Another controversial aspect of the decision was the way in which Deputy President Lawrence arrived at awarding Dawson the maximum amount of compensation allowed under section 392(5) of the Fair Work Act 2009 (Cth):

“The Applicant earned $67,462 per annum. I am satisfied that he would have remained a flight attendant for the rest of his working life which could have been 15 or so years. He could have earned $1,011,930…

“The Applicant has not earned income since the dismissal, but he has not sought employment…

“It is appropriate to adjust the compensation to take account of the fact that I have found that there is a valid reason for the dismissal. The compensation will be reduced to $500,000 on this ground…

“I must reduce the amount of compensation to be ordered if it exceeds the lesser of the total amount of remuneration received by the Applicant, or to which the Applicant was entitled, for any period of employment with the employer during the 26 weeks immediately before the dismissal, or half the amount of the high income threshold immediately prior to the dismissal..

“The high income threshold component is $69,450…

“The compensation needs to be reduced to the salary cap… Accordingly, I will order the Respondent to pay to the Applicant an amount of $33,731 which is 26 weeks of the Applicant’s earnings.”

Criticisms of compensation awarded

As far as we are aware, there is no line of authority which says that compensation in unfair dismissal cases should be assessed at the full salary of the dismissed employee until retirement, subject to the statutory limit imposed by section 392(5) of the Fair Work Act if he is deemed to be unlikely to find employment again.

Furthermore, such a method of calculating compensation is highly dubious, for a number of reasons.

Firstly, there is nothing in the Fair Work Act which states that FWC must fully compensate an unfairly dismissed employee for his entire anticipated or possible future loss, subject to the cap under section 392(5) of the Act.

Secondly, even at common law, which does attempt to fully compensate a person for their losses, discounts are made for the possibility of a plaintiff finding work afterwards, as well as for vicissitudes.

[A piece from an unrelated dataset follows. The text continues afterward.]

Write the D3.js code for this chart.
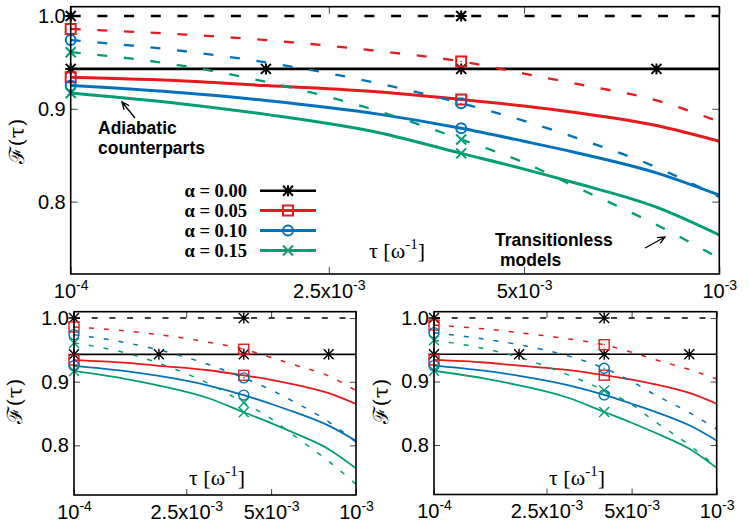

Deputy President Lawrence made no such discounts.

Thirdly, the notion that an employee who has been dismissed after stealing and then lying to his employer would somehow deserve $500,000 is manifestly ridiculous.

Finally, although Deputy President Lawrence held that “It is appropriate to adjust the compensation to take account of the fact that I have found that there is a valid reason for the dismissal”, because the discount Deputy President Lawrence imposed was applied to Dawson’s full salary until retirement before applying the cap under section 392(5) of the Act, the result is that the same amount of compensation was awarded, notwithstanding the employee’s grave misconduct.


This case highlights the fact that FWC draws a distinction between there being a valid reason to dismiss an employee and their dismissal being fair in the eyes of the FWC member who hears the case. Furthermore, this case also shows that almost no misconduct by an employee is guaranteed to ensure that they will be found to have been fairly dismissed by FWC. Stealing from an employer amounts to serious misconduct: not only is it a criminal offence committed against the employer, it also results in a breakdown of trust between the employer and the employee that would normally make the employment relationship untenable.

In our view, Deputy President Lawrence’s decision almost condones employees stealing from their employers. Qantas employees aware of this case will probably rightly conclude that even if they are dismissed for stealing there is a good chance they will subsequently be awarded generous compensation by the FWC if they apply for an unfair dismissal remedy.

Employers considering dismissing an employee need to be aware of the general pro-employee bias in the FWC, which has resulted from the vast majority of FWC Members being former trade union officials who have never run a business in their lives. In this case, Deputy President Lawrence was a former Secretary of the Australian Council for Trade Unions. Even when an employer has a valid reason for dismissal arising from serious misconduct and then follows the procedural requirements of a fair dismissal (as Qantas did in this case), there is every chance that FWC will nevertheless still find that the dismissal was unfair.